● **Objective**: Reproduce nothing but the lines from the start of the material through the line that includes "const surv2 = [100, 80, 45, 15, 10.5, 0];", both ends included, and omit every picture.

● **Collected material**:
◇ ◇ ◇ ◇ ◇ ◇ ◇

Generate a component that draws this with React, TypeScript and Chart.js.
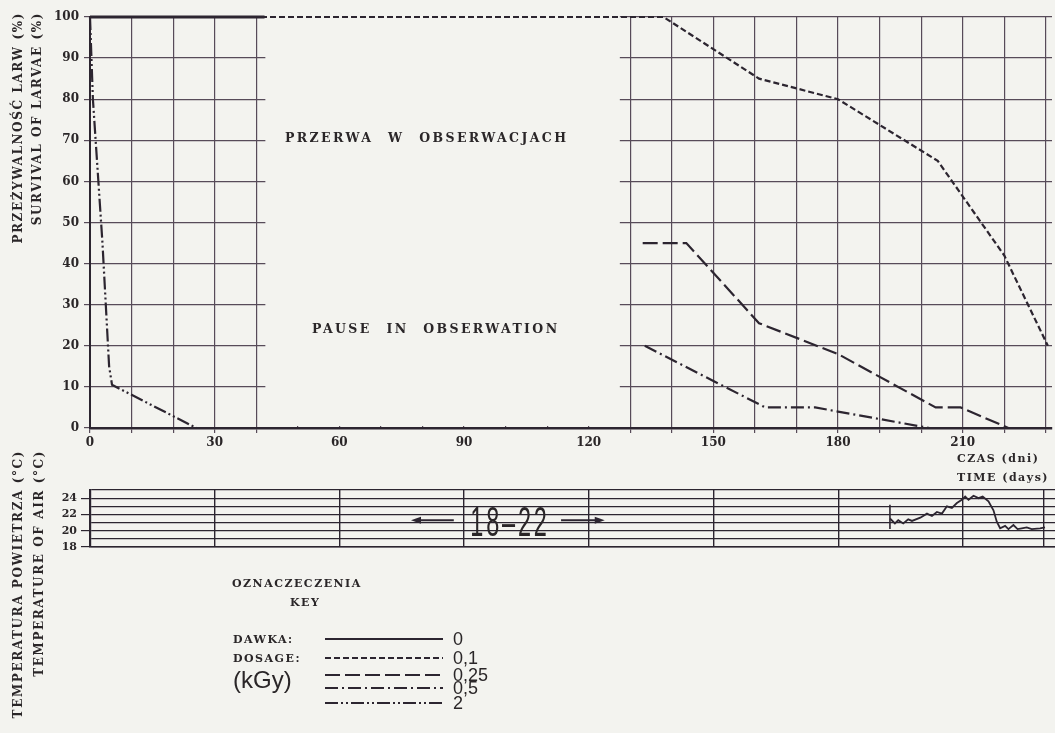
import React, { useEffect, useRef } from "react";
import { Chart, registerables } from "chart.js";
Chart.register(...registerables);

const BG = "#f3f3ef";
const INK = "#2c2530";
const GRID = "#574b59";
const TEXT = "#2a2628";
const CLEAR = "rgba(0,0,0,0)";
const serif = "'DejaVu Serif', 'Liberation Serif', serif";
const sans = "'Liberation Sans', Arial, sans-serif";

// ---- survival of larvae (%) vs time (days) ----
const days0 = [0, 42];
const surv0 = [100, 100];
const days01 = [0, 138, 161, 180, 204, 220, 230.5];
const surv01 = [100, 100, 85, 80, 65, 42, 20];
const days025 = [133, 143.5, 161, 180, 203.5, 209.5, 221];
const surv025 = [45, 45, 25.5, 18, 5, 5, 0];
const days05 = [133.5, 162.5, 174.5, 202];
const surv05 = [20, 5, 5, 0];
const days2 = [0, 0.7, 3, 4.6, 5.3, 25.6];
const surv2 = [100, 80, 45, 15, 10.5, 0];

// ---- air temperature (°C) ----
const tempDays = [192.4, 193.6, 194.4, 195.6, 196.8, 197.7, 199.7, 201.3, 202.5, 203.7, 204.9, 206.1, 207.3, 208.5, 209.7, 210.5, 211.3, 212.5, 213.7, 214.7, 216.1, 217.3, 218.1, 218.9, 220.1, 220.9, 222.1, 223.1, 224.1, 225.3, 226.5, 228.5, 229.7];
const tempC = [21.5, 20.9, 21.3, 20.9, 21.4, 21.2, 21.6, 22.1, 21.8, 22.3, 22.1, 23.0, 22.8, 23.4, 23.8, 24.2, 23.8, 24.3, 24.0, 24.2, 23.6, 22.5, 21.1, 20.3, 20.6, 20.2, 20.7, 20.2, 20.3, 20.4, 20.2, 20.3, 20.4];
const markDays = [192.4, 192.4];
const markC = [23.2, 20.2];

// ---- ticks ----
const dayTicks = [0, 10, 20, 30, 40, 50, 60, 70, 80, 90, 100, 110, 120, 130, 140, 150, 160, 170, 180, 190, 200, 210, 220, 230];
const dayLabels = [0, 30, 60, 90, 120, 150, 180, 210];
const survTicks = [0, 10, 20, 30, 40, 50, 60, 70, 80, 90, 100];
const tempGridDays = [0, 30, 60, 90, 120, 150, 180, 210, 229.5];
const tempLines = [18, 19, 20, 21, 22, 23, 24, 25];
const tempLabels = [18, 20, 22, 24];
const pauseFrom = 42.2;
const pauseTo = 127.5;

const doses = ["0", "0,1", "0,25", "0,5", "2"];
const dashes: number[][] = [[], [6, 3], [15, 5], [13, 4, 2, 4], [13, 3, 2, 3, 2, 3]];

const toPts = (xs: number[], ys: number[]) => xs.map((x, i) => ({ x, y: ys[i] }));
const line = (label: string, xs: number[], ys: number[], dash: number[], w: number) => ({
  label,
  data: toPts(xs, ys),
  borderColor: INK,
  borderWidth: w,
  borderDash: dash,
  pointRadius: 0,
  tension: 0,
  fill: false,
  clip: false as any,
  spanGaps: false,
});

const pauseMask = {
  id: "pauseMask",
  beforeDatasetsDraw(chart: any) {
    const { ctx, chartArea: a, scales } = chart;
    const l = scales.x.getPixelForValue(pauseFrom);
    const r = scales.x.getPixelForValue(pauseTo);
    ctx.save();
    ctx.fillStyle = BG;
    ctx.fillRect(l, a.top - 2, r - l, a.bottom - a.top);
    ctx.restore();
  },
};

const tempDecor = {
  id: "tempDecor",
  afterDraw(chart: any) {
    const { ctx, scales } = chart;
    const y = scales.y.getPixelForValue(21.3);
    const arrow = (from: number, to: number) => {
      const x1 = scales.x.getPixelForValue(from);
      const x2 = scales.x.getPixelForValue(to);
      const d = Math.sign(x2 - x1);
      ctx.beginPath();
      ctx.moveTo(x1, y);
      ctx.lineTo(x2 - d * 6, y);
      ctx.stroke();
      ctx.beginPath();
      ctx.moveTo(x2, y);
      ctx.lineTo(x2 - d * 10, y - 3.5);
      ctx.lineTo(x2 - d * 10, y + 3.5);
      ctx.closePath();
      ctx.fill();
    };
    ctx.save();
    ctx.strokeStyle = INK;
    ctx.fillStyle = INK;
    ctx.lineWidth = 2;
    arrow(87.5, 77.2);
    arrow(113.3, 123.8);
    // legend samples
    const rows = [179, 198, 215, 228, 243];
    rows.forEach((ry, i) => {
      ctx.beginPath();
      ctx.setLineDash(dashes[i]);
      ctx.lineWidth = 2;
      ctx.moveTo(325, ry);
      ctx.lineTo(443, ry);
      ctx.stroke();
    });
    ctx.restore();
  },
};

const tickFont = { family: serif, weight: "bold" as const, size: 12 };

function Label(props: { x: number; y: number; text: string; style?: any; center?: boolean }) {
  const { x, y, text, style, center } = props;
  return (
    <div
      style={{
        position: "absolute",
        left: x,
        top: y,
        transform: `translate(${center ? "-50%" : "0"}, -50%)`,
        whiteSpace: "pre",
        lineHeight: 1,
        color: TEXT,
        ...style,
      }}
    >
      {text}
    </div>
  );
}

function VTitle(props: { cx: number; top: number; text: string }) {
  return (
    <div
      style={{
        position: "absolute",
        left: props.cx - 8,
        top: props.top,
        width: 16,
        writingMode: "vertical-rl",
        transform: "rotate(180deg)",
        whiteSpace: "nowrap",
        lineHeight: "16px",
        font: `bold 12px ${serif}`,
        letterSpacing: "1.6px",
        color: TEXT,
      }}
    >
      {props.text}
    </div>
  );
}

const capsBold = { font: `bold 12.5px ${serif}`, letterSpacing: "2.4px", wordSpacing: "8px" };
const smallBold = { font: `bold 11px ${serif}`, letterSpacing: "1.5px" };

export default function App() {
  const mainRef = useRef<HTMLCanvasElement>(null);
  const tempRef = useRef<HTMLCanvasElement>(null);

  useEffect(() => {
    const c1 = new Chart(mainRef.current as HTMLCanvasElement, {
      type: "line",
      data: {
        datasets: [
          line("0", days0, surv0, dashes[0], 2.8),
          line("0,1", days01, surv01, dashes[1], 2.2),
          line("0,25", days025, surv025, dashes[2], 2.2),
          line("0,5", days05, surv05, dashes[3], 2.2),
          line("2", days2, surv2, dashes[4], 2.2),
        ] as any,
      },
      options: {
        responsive: false,
        animation: false,
        devicePixelRatio: 1,
        layout: { padding: { top: 17, right: 3, left: 0, bottom: 0 } },
        plugins: { legend: { display: false }, tooltip: { enabled: false } },
        scales: {
          x: {
            type: "linear",
            min: 0,
            max: 231.5,
            afterFit: (s: any) => {
              s.height = 32;
            },
            afterBuildTicks: (s: any) => {
              s.ticks = dayTicks.map((v) => ({ value: v }));
            },
            ticks: {
              autoSkip: false,
              maxRotation: 0,
              padding: 3,
              color: TEXT,
              font: tickFont,
              callback: (v: any) => (dayLabels.includes(Number(v)) ? String(v) : ""),
            },
            grid: {
              color: GRID,
              lineWidth: 1.2,
              tickLength: 5,
              tickColor: (c: any) => {
                const v = c.tick ? c.tick.value : 0;
                return v > pauseFrom && v < pauseTo ? CLEAR : GRID;
              },
            },
            border: { color: INK, width: 2.5 },
          },
          y: {
            type: "linear",
            min: 0,
            max: 100,
            afterFit: (s: any) => {
              s.width = 90;
            },
            afterBuildTicks: (s: any) => {
              s.ticks = survTicks.map((v) => ({ value: v }));
            },
            ticks: { autoSkip: false, padding: 5, color: TEXT, font: tickFont },
            grid: { color: GRID, lineWidth: 1.2, tickLength: 6, tickColor: GRID },
            border: { color: INK, width: 2 },
          },
        },
      } as any,
      plugins: [pauseMask],
    });

    const c2 = new Chart(tempRef.current as HTMLCanvasElement, {
      type: "line",
      data: {
        datasets: [
          line("temperatura", tempDays, tempC, [], 1.8),
          line("start", markDays, markC, [], 1.6),
        ] as any,
      },
      options: {
        responsive: false,
        animation: false,
        devicePixelRatio: 1,
        layout: { padding: { top: 30, right: 0, left: 0, bottom: 0 } },
        plugins: { legend: { display: false }, tooltip: { enabled: false } },
        scales: {
          x: {
            type: "linear",
            min: 0,
            max: 232.1,
            afterFit: (s: any) => {
              s.height = 186;
            },
            afterBuildTicks: (s: any) => {
              s.ticks = tempGridDays.map((v) => ({ value: v }));
            },
            ticks: { display: false, autoSkip: false },
            grid: { color: INK, lineWidth: 1.4, drawTicks: false },
            border: { color: INK, width: 1.6 },
          },
          y: {
            type: "linear",
            min: 18,
            max: 25,
            afterFit: (s: any) => {
              s.width = 90;
            },
            afterBuildTicks: (s: any) => {
              s.ticks = tempLines.map((v) => ({ value: v }));
            },
            ticks: {
              autoSkip: false,
              padding: 4,
              color: TEXT,
              font: { family: serif, weight: "bold", size: 11 },
              callback: (v: any) => (tempLabels.includes(Number(v)) ? String(v) : ""),
            },
            grid: {
              color: INK,
              lineWidth: 1.2,
              tickLength: 9,
              tickColor: (c: any) => (c.tick && tempLabels.includes(c.tick.value) ? INK : CLEAR),
            },
            border: { color: INK, width: 2.2 },
          },
        },
      } as any,
      plugins: [tempDecor],
    });

    return () => {
      c1.destroy();
      c2.destroy();
    };
  }, []);

  const rowsY = [639, 658, 675, 688, 703];

  return (
    <div style={{ position: "fixed", left: 0, top: 0, width: 1055, height: 733, background: BG, overflow: "hidden" }}>
      <canvas ref={mainRef} width={1055} height={460} style={{ position: "absolute", left: 0, top: 0 }} />
      <canvas ref={tempRef} width={1055} height={273} style={{ position: "absolute", left: 0, top: 460 }} />

      <VTitle cx={19} top={12} text="PRZEŻYWALNOŚĆ LARW (%)" />
      <VTitle cx={38} top={12} text="SURVIVAL OF LARVAE (%)" />
      <VTitle cx={19} top={450} text="TEMPERATURA POWIETRZA (°C)" />
      <VTitle cx={40} top={450} text="TEMPERATURE OF AIR (°C)" />

      <Label x={285} y={137} text="PRZERWA W OBSERWACJACH" style={capsBold} />
      <Label x={312} y={328} text="PAUSE IN OBSERWATION" style={capsBold} />

      <Label x={957} y={458} text="CZAS (dni)" style={smallBold} />
      <Label x={957} y={477} text="TIME (days)" style={smallBold} />

      <Label
        x={510}
        y={522}
        center
        text="18–22"
        style={{ font: `42px ${sans}`, letterSpacing: "5px", transform: "translate(-50%, -50%) scaleX(0.56)" }}
      />

      <Label x={232} y={583} text="OZNACZECZENIA" style={smallBold} />
      <Label x={290} y={602} text="KEY" style={smallBold} />
      <Label x={233} y={639} text="DAWKA:" style={smallBold} />
      <Label x={233} y={658} text="DOSAGE:" style={smallBold} />
      <Label x={233} y={680} text="(kGy)" style={{ font: `24px ${sans}` }} />
      {doses.map((d, i) => (
        <Label key={d} x={453} y={rowsY[i]} text={d} style={{ font: `18px ${sans}` }} />
      ))}
    </div>
  );
}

◇ ◇ ◇ ◇ ◇ ◇ ◇

● **Exercise result**:
Generate a component that draws this with React, TypeScript and Chart.js.
import React, { useEffect, useRef } from "react";
import { Chart, registerables } from "chart.js";
Chart.register(...registerables);

const BG = "#f3f3ef";
const INK = "#2c2530";
const GRID = "#574b59";
const TEXT = "#2a2628";
const CLEAR = "rgba(0,0,0,0)";
const serif = "'DejaVu Serif', 'Liberation Serif', serif";
const sans = "'Liberation Sans', Arial, sans-serif";

// ---- survival of larvae (%) vs time (days) ----
const days0 = [0, 42];
const surv0 = [100, 100];
const days01 = [0, 138, 161, 180, 204, 220, 230.5];
const surv01 = [100, 100, 85, 80, 65, 42, 20];
const days025 = [133, 143.5, 161, 180, 203.5, 209.5, 221];
const surv025 = [45, 45, 25.5, 18, 5, 5, 0];
const days05 = [133.5, 162.5, 174.5, 202];
const surv05 = [20, 5, 5, 0];
const days2 = [0, 0.7, 3, 4.6, 5.3, 25.6];
const surv2 = [100, 80, 45, 15, 10.5, 0];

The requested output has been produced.